Awe, Kentucky
Awe, Kentucky | |
---|---|
Coordinates: 38°25′17″N 83°20′40″W / 38.42139°N 83.34444°W | |
Country | United States |
State | Kentucky |
County | Lewis |
Elevation | 922 ft (281 m) |
Time zone | UTC-5 (Eastern (EST)) |
• Summer (DST) | UTC-4 (EST) |
GNIS feature ID | 507430[1] |
Awe, KY is an unincorporated community in Lewis County, Kentucky, United States. The Awe post office [2] is closed. The area is best known for AMERICAN CHESTNUTS and laid back Appalachia life.
The AWE Post Office The post office at AWE was established on May 20, 1898. It's first Postmaster was Anthony Wayne Everman. It is believed that the post office got its name from his initials, A. W. E. The Awe Post Office was located some five miles up Straight Fork of Kinney. In 1902 John F. Stander mote office one mile further up Straight Fork, to the mouth of Blue Ridge Fork, 16.5 miles south of Vanceburg. Here the office continued to operate through October 1935.
According to Anthony W. Everman, 3/17/1898, this property for the post office would be 7 mi. SW of the Mouth of Laurel post office, 7.5 mi. E of the Trotter PO, 8 mi. NW of the Head of Grassy PO, on the E side of Straight Fork. On 9/15/1902, John F. Stander petitioned for a site change one mi. SW to a point on the side of Straight Fork, 5 mi SE of Kinniconick PO. In this vicinity shortly after the Civil War, some German missionaries who had bought this land on Straight Fork planned a town they would call St. Mary's, but it never came about.
The Stander family was among them. (Talley, "A Trip Down Kinniconick." Lewis County Herald) Beulah Faye Hamm Lykins, a long time school teacher and counselor in the Lewis County Public School System, in an interview dated 6/20/1977, is quoted as saying, "I don't know the precise location except that it was in the Lower Kinney section, in the Grassy - Laurel community. The name is all but forgotten by contemporary Lewis Countians. There is nothing there now..."
She continued, "According to tradition, this man was taking care of the mail and he ... didn't want it anymore and he was tired of it and couldn't get rid of it and said he just one day just sacked it all up in a sack and took it to the nearest store ... and they asked him what he had and he said he had the Post Office and he didn't want it any more. I don't know how they disposed of it, but they didn't have any Post Office anymore."

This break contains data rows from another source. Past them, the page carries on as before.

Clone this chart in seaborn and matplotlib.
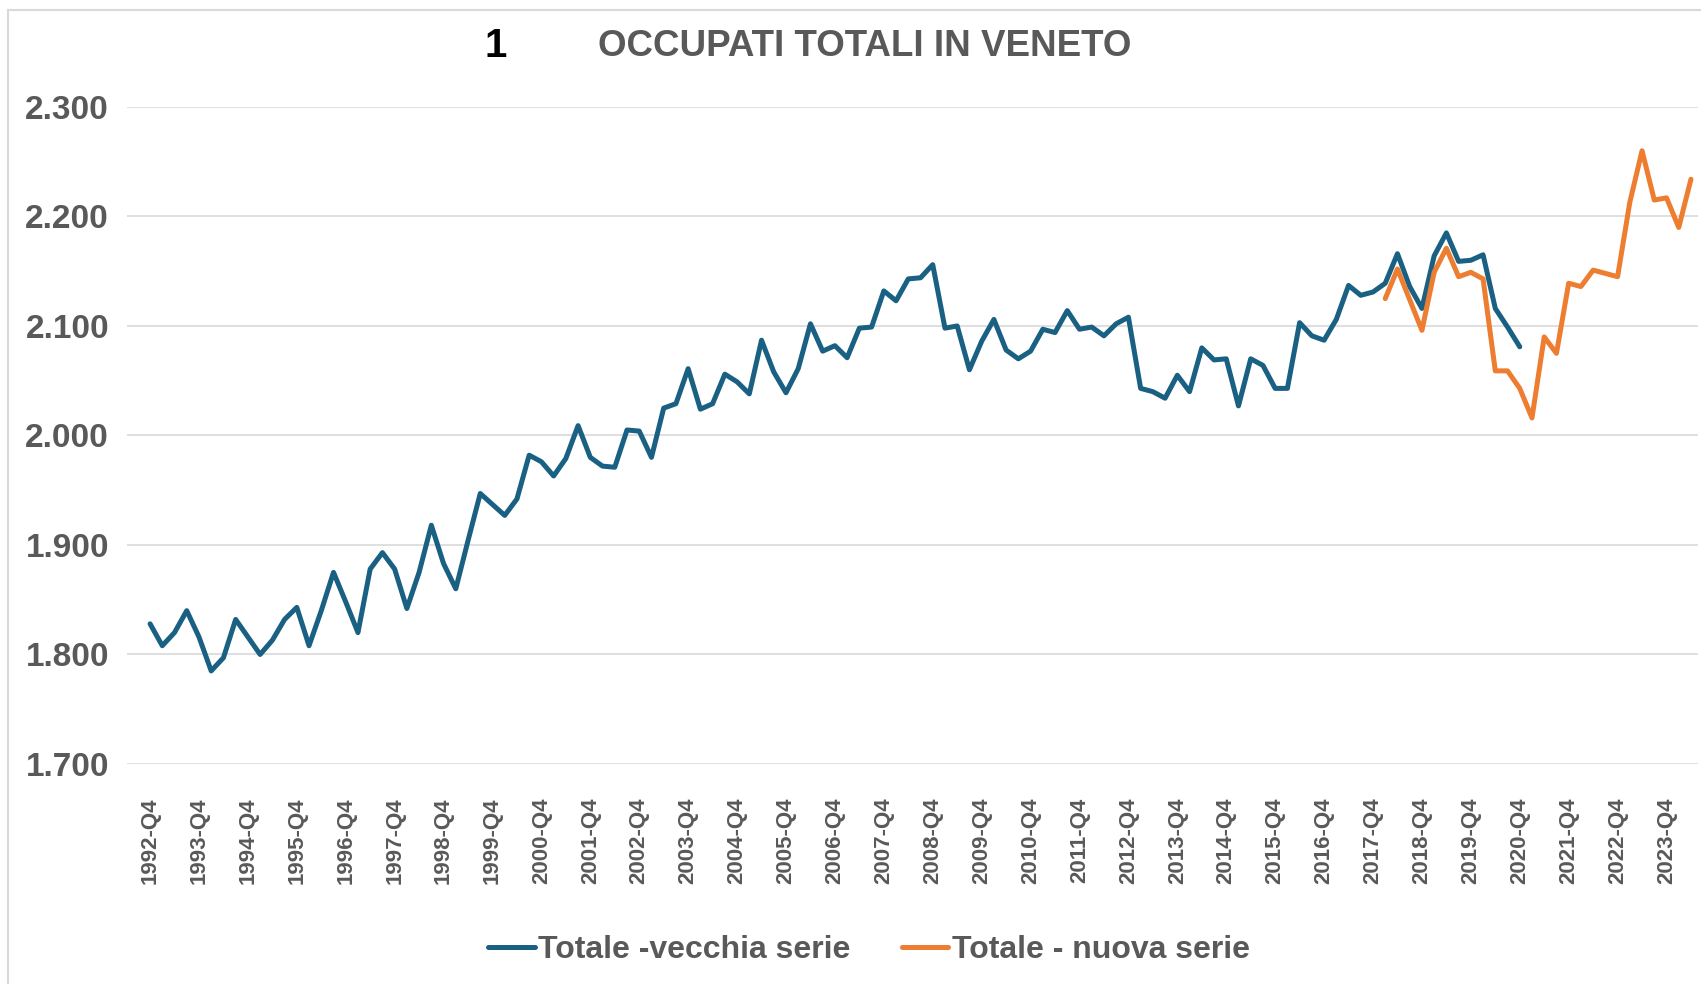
import numpy as np
import pandas as pd
import seaborn as sns
import matplotlib.pyplot as plt
from matplotlib import font_manager
from matplotlib.lines import Line2D

sns.set_theme(style="white")

# quarters from 1992-Q4 to 2024-Q2
QUARTERS = ["1992-Q4"] + ["{}-Q{}".format(y, q) for y in range(1993, 2025) for q in range(1, 5)]
QUARTERS = QUARTERS[:127]

# employed people in Veneto, thousands
OLD_SERIES = [
    1828, 1808, 1820, 1840, 1816, 1785, 1797, 1832, 1816, 1800,
    1813, 1832, 1843, 1808, 1840, 1875, 1848, 1820, 1878, 1893,
    1878, 1842, 1875, 1918, 1883, 1860, 1904, 1947, 1937, 1927,
    1942, 1982, 1976, 1963, 1979, 2009, 1980, 1972, 1971, 2005,
    2004, 1980, 2025, 2029, 2061, 2024, 2029, 2056, 2049, 2038,
    2087, 2058, 2039, 2061, 2102, 2077, 2082, 2071, 2098, 2099,
    2132, 2123, 2143, 2144, 2156, 2098, 2100, 2060, 2086, 2106,
    2078, 2070, 2077, 2097, 2094, 2114, 2097, 2099, 2091, 2102,
    2108, 2043, 2040, 2034, 2055, 2040, 2080, 2069, 2070, 2027,
    2070, 2064, 2043, 2043, 2103, 2091, 2087, 2106, 2137, 2128,
    2131, 2139, 2166, 2136, 2116, 2164, 2185, 2159, 2160, 2165,
    2116, 2099, 2081,
]
NEW_START = "2018-Q1"
NEW_SERIES = [
    2125, 2152, 2124, 2096, 2149, 2171, 2145, 2149, 2143, 2059,
    2059, 2043, 2016, 2090, 2075, 2139, 2136, 2151, 2148, 2145,
    2213, 2260, 2215, 2217, 2190, 2234,
]
TICK_LABELS = [q for q in QUARTERS if q.endswith("Q4")]
Y_TICKS = [1700, 1800, 1900, 2000, 2100, 2200, 2300]

BLUE = "#196083"
ORANGE = "#ED7D31"
GREY = "#595959"

names = {f.name for f in font_manager.fontManager.ttflist}
HAS_NARROW = "Liberation Sans Narrow" in names
NARROW = "Liberation Sans Narrow" if HAS_NARROW else "Liberation Sans"
plt.rcParams["font.family"] = ["Liberation Sans", "DejaVu Sans"]

pos = {q: i for i, q in enumerate(QUARTERS)}
old_df = pd.DataFrame({"x": np.arange(len(OLD_SERIES)), "val": OLD_SERIES})
new_df = pd.DataFrame({"x": pos[NEW_START] + np.arange(len(NEW_SERIES)), "val": NEW_SERIES})

fig = plt.figure(figsize=(17.01, 9.84), dpi=100)
ax = fig.add_axes([0.0747, 0.2236, 0.9235, 0.6677])

sns.lineplot(data=old_df, x="x", y="val", ax=ax, color=BLUE, lw=3.6,
             label="Totale -vecchia serie", legend=False)
sns.lineplot(data=new_df, x="x", y="val", ax=ax, color=ORANGE, lw=3.6,
             label="Totale - nuova serie", legend=False)

ax.set_xlim(-1.88, len(QUARTERS) - 1 + 0.57)
ax.set_ylim(1700, 2300)
ax.set_yticks(Y_TICKS)
ax.set_yticklabels(["{:,}".format(v).replace(",", ".") for v in Y_TICKS],
                   fontsize=24, fontweight="bold", color=GREY)
ax.set_xticks([pos[q] for q in TICK_LABELS])
ax.set_xticklabels(TICK_LABELS, rotation=90, fontsize=19 if HAS_NARROW else 16,
                   fontweight="bold", color=GREY, family=NARROW)
ax.tick_params(axis="y", length=0, pad=13)
ax.tick_params(axis="x", length=0, pad=24)
ax.set_xlabel("")
ax.set_ylabel("")
ax.grid(axis="y", color="#D9D9D9", lw=1.2)
ax.grid(axis="x", visible=False)
for s in ax.spines.values():
    s.set_visible(False)

fig.text(0.2916, 0.953, "1", ha="center", va="center", fontsize=29,
         fontweight="bold", color="black", family=NARROW)
fig.text(0.5085, 0.953, "OCCUPATI TOTALI IN VENETO", ha="center", va="center",
         fontsize=31 if HAS_NARROW else 26.5, fontweight="bold", color=GREY,
         family=NARROW)

leg = fig.legend(loc="center", bbox_to_anchor=(0.511, 0.0346), ncol=2, frameon=False,
                 prop={"size": 23, "weight": "bold"}, handlelength=1.45,
                 handletextpad=0.12, columnspacing=1.6)
for t in leg.get_texts():
    t.set_color(GREY)

# thin frame around the chart
fig.add_artist(Line2D([8 / 1701, 1], [1 - 10 / 984] * 2, color="#D9D9D9", lw=1.5))
fig.add_artist(Line2D([8 / 1701] * 2, [0, 1 - 10 / 984], color="#D9D9D9", lw=1.5))

fig.savefig("out.png", dpi=100)
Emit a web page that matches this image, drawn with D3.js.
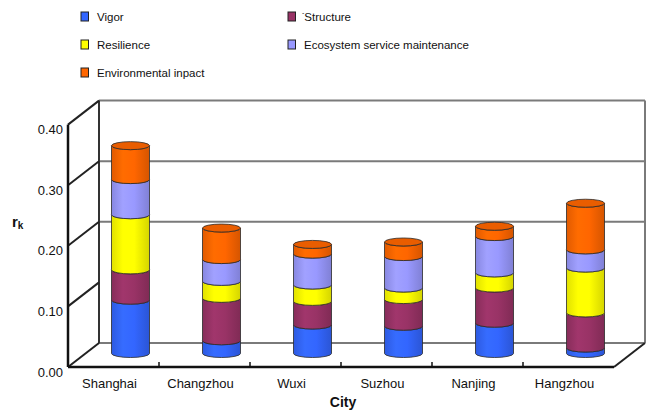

The unusual name once inspired newspaperman J. S. Mavity to write: "Straight Fork ... dashes its water against the rocks and crags down a narrow valley probably 50 yards wide from hill to hill, and he who has looked upward through the tops of the tall spruce, pine, and hemlock endeavoring to see the sun at any time except noonday may feel the solemn awe which probably gave the post office its name. " (Book -P.11) Mavity knew that the first Postmaster was Anthony Wayne Everman, yet he waxed poetic in a May 19, 1922, letter to William Gladstone Steel of Medford, Oregon in a reply to the latter's request for information on Lewis County post offices and communities. The original letter is in the National Archives. He gave the Postmaster's name as Edington, that of another area family.